Love Exposure directed by Sion Sono. In my opinion, Love Exposure is an absolutely brilliant film totally worth the nearly four hour needed to watch it. I enjoyed it immensely and was thoroughly engaged throughout. Love Exposure is intense and bizarre to say the least, dealing with themes of religion, love, lust, cults, sex, and violence. The sheer number of genres that Love Exposure incorporates is impressive. Comedy, drama, martial arts, psychological thriller, crime, horror, romance…I could keep going. And it’s all used to create a unique but somehow coherent story, often absurd and over-the-top, but always engrossing. Usamaru Furuya appears as Miyanishi and pulls off a cool, creepy persona very well.

Noriko’s Dinner Table directed by Sion Sono. I didn’t realize until after I started watching Noriko’s Dinner Table that it is actually the sequel to Sono’s film Suicide Club, which I haven’t actually seen yet. Noriko’s Dinner Table takes place before, during, and after the events depicted in Suicide Club. While the references to the earlier film will certainly be more meaningful for someone who has seen it, Noriko’s Dinner Table actually stands fairly well on its own. It’s a strange but intense film. Much if not all of the camera work is done by hand and the narrative uses a lot of voice-over work, making the film feel very personal. Usamaru Furuya shows up as “the man in the cafe.” Despite being unnamed, it’s not an insignificant role; you can’t miss him.
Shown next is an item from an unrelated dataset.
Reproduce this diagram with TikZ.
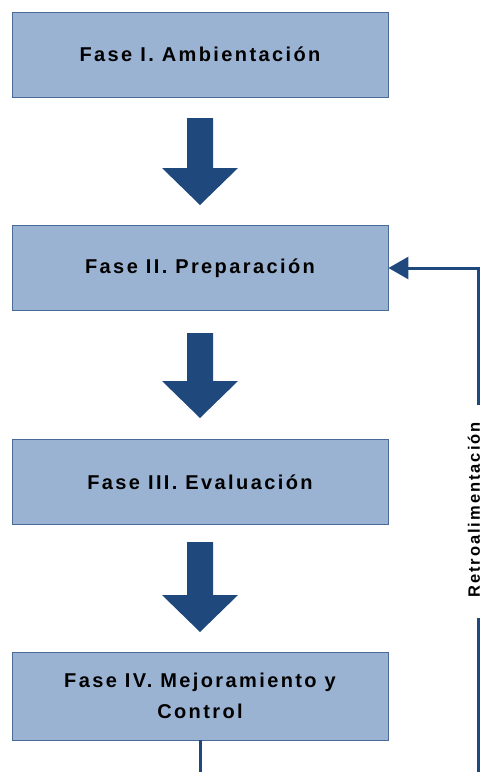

Zoo by Various. An adaptation of Otsuichi’s horror short story anthology by the same name, Zoo is a collection of five film shorts. A different director and creative team worked on each story. I didn’t find them to be quite as compelling as their original counterparts. I think the difference is that it’s not as easy to get into the characters’ heads. But Zoo is still an excellent adaptation and stays very true to the original. Usamaru Furuya worked on the screenplay, storyboard, and character design for “Hidamari no Shi” (also known as “Song of the Sunny Spot”), the only animated short in the collection. The other stories include “Kazari and Yoko,” “Seven Rooms,” “So Far,” and the titular “Zoo.”